MBS Prepayment Cash Flow Measurements

Aside from changes in interest rates, advances in mortgage lending and other market factors have contributed to the number of refinancings and impacted the pace of prepayments:

-Competition: Historically, individuals would not refinance until interest rates fell by at least two percent (200 basis points). In recent years, competition has resulted in favorable changes such as no points on new loans, so that individuals have been induced to refinance for as little as ½ of a percent (50 basis points).

-Efficiency: A streamlined origination process has led to quicker turnaround times for refinancing.

-Home Price Appreciation: Turnover of homes, spurred by higher home sale prices, was a driver of prepayments for mortgages that already had lower interest rates.

-Burnout: Burnout occurs when mortgages within a pool have already refinanced, causing prepayment speeds to slow. In 2001, many pools experienced no such slow down, due in part to homeowners refinancing more than once.

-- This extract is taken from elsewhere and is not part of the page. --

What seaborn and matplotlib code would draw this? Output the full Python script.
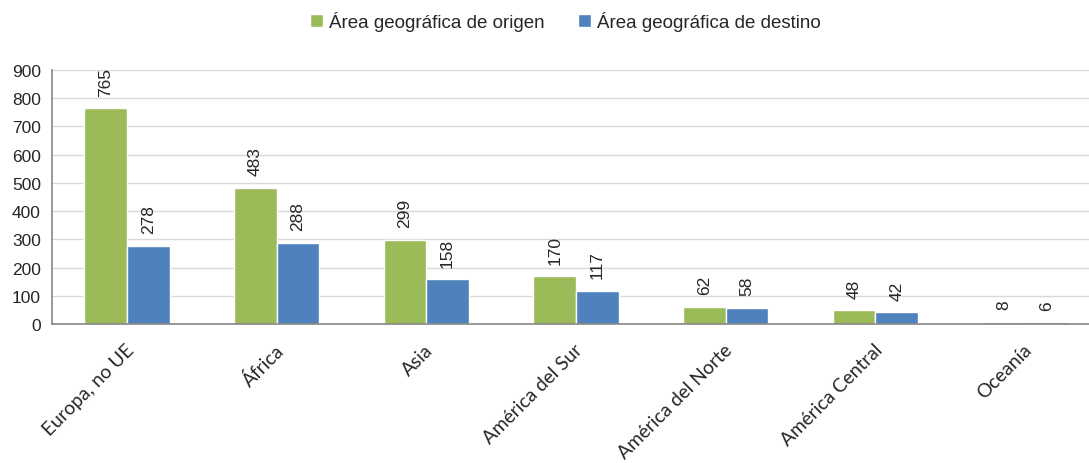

The complexity and variety of MBS securities require a detailed understanding of their characteristics, and the market factors that impact them. At the heart of this complexity is determining prepayment cash flows. The industry generally relies on two key measures that reflect the rate at which a particular security is likely to prepay:

-Conditional Prepayment Rate (CPR): The CPR measures (as a fraction or percentage of the remaining balance) the amount expected to be prepaid annually.

-PSA Speed: This measure, which was introduced by the Public Securities Association, applies mainly to pass-thrus, but can also be used for CMOs. PSA speeds differ from CPR in that the model accounts for an increasing rate of prepayments during the first 30 months of the pool's life. PSA speeds can be for any number of periods (e.g., one month, three months, six months, etc.)